Rationalizing and revitalizing everything that continuously constitutes “the spiritual telos of European humanity,” as it appears to develop through the existence of particular nations and individual persons, is crucial, because it works to reveal “a new sort of humanity, one which living in finitude, lives towards the poles of infinity.”[6] Telos has outlined, debated, or articulated normative ideas and practical norms of/for/by humanity construed broadly—pace 1914, 1939, 1947, or 2001—as “Europeanized” European humanity around the world, from its base of operations in somewhat unusual places, like Buffalo, NY, St. Louis, MO, or Candor, NY.[7] By making the presence of spiritual transcendence in life more present to itself, in particular human beings’ origins, processes, goals—past, present, future—as a more potent regenerative presence, Piccone inferred from Paci and Husserl that Telos must seek to disclose “a horizon of life, meaning and purpose of life,” or in the final analysis, its defining “telos.”[8]

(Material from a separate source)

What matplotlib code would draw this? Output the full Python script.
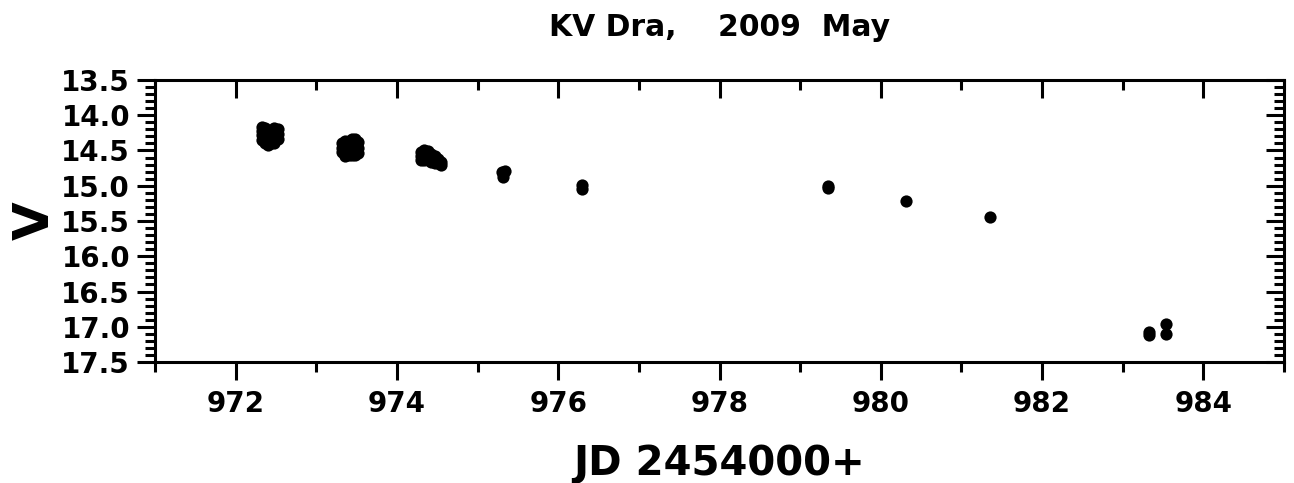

This engagement in history, with all its constitutive ties to human artifice and natural materiality, still provides Telos with one of the most definitive ranges for judging social conflicts and contradictions.[9] Whether it is disclosed by the crisis of the positive sciences and Marxism during the twentieth century—in works of negative philosophical thought, post-positivist science, or the philosophy of praxis—in Europe or whether it later is construed through Piccone’s reading of Paci’s investigations of “science and the meaning of Man,” much of the “telos” ahead of Telos boils down to developing never settled debates. In turn, their purpose is to articulate an always open critique, which has been interpreted variously by a range of readers as neo-traditional radical orthodoxy, the vanguard of populist opposition to neo-liberalism, or “phenomenological Marxism.”[10] Whether sociology or technology prove to be its key philosophical mediations, this ongoing search is centered on discovering “that collective self-consciousness whereby society would organize itself in the interest of human emancipation,”[11] with all of the contemporary era’s manifold ethical and political expressions of this faith. Most importantly, for humanity over the past fifty years, Telos, like Husserl, does not accept the spiritual crises of the modern age, since it refuses “to let itself be determined by the positive sciences and be blinded by ‘the prosperity’ they provided.”[12] This project is, has been, and must be what Telos‘s “critical theory of the contemporary” remains all about.

Our fiftieth anniversary issue, no. 183, which is released here this evening, follows parallel paths to the moral and intellectual goals outlined in issue no. 1. It also unfolds in the spirit of other key anniversaries that have been marked in the development of the journal, like Telos 50 (Winter 1981–82); Telos 75 (Spring 1988), the twentieth anniversary issue; Telos 101 (Fall 1994), looking back across 100 issues; Telos 131 (Summer 2005), which commemorates Paul’s influence not long after his passing; and the fortieth anniversary issue, Telos 143 (Summer 2008). We should anticipate that Telos 183 will prove to be another significant effort at “philosophical synthesis” for advancing “alternatives to the many forces fragmenting” our own times and conditions. Those are larger struggles that never end, and we must always bear down on them at Telos as we look ahead to our next benchmark, issue no. 200, during the 2020s.

Notes

1. See Paul Piccone, “The Crisis of One Dimensionality,” and Tim Luke, “Culture and Politics in the Age of Artificial Negativity,” Telos 35 (Spring 1978): 43–54 and 56–72.

2. See, for more detail, Telos 1 (Spring 1968), cover.

3. Paul Piccone, Confronting the Crisis: Writings of Paul Piccone, ed. Gary Ulmen (New York: Telos Press, 2008), 1–15.

4. Edmund Husserl, The Crisis of European Sciences and Transcendental Phenomenology, trans. David Carr (Evanston, IL: Northwestern Univ. Press, 1970), p. 269.

5. Ibid., p. 275.

6. Ibid., p. 277.

7. See Piccone, Confronting the Crisis, pp. ix–xi.

8. Enzo Paci, The Function of the Sciences and Meaning of Man, trans. and intro. Paul Piccone and James E. Hansen (Evanston, IL: Northwestern Univ. Press, 1972), p. 9.

9. Ibid., p. 10. Given these ethico-political aspirations, the fascination expressed in many issues of Telos with the larger forces of faith, religion, and tradition is not startling. For a comparable perspective, see James W. Laine, Meta-Religion: Religion and Power in World History (Berkeley: Univ. of California Press, 2015).

10. See Paul Piccone, “Phenomenological Marxism,” Telos 9 (Fall 1971): 3–31; and Ben Agger, The Discourse of Domination: From the Frankfurt School to Postmodernism (Evanston, IL: Northwestern Univ. Press, 1992), pp. 14–55.

11. See Paul Piccone, “For Sociology,” in Confronting the Crisis, p. 62.

12. Husserl, The Crisis of European Sciences, p. 6.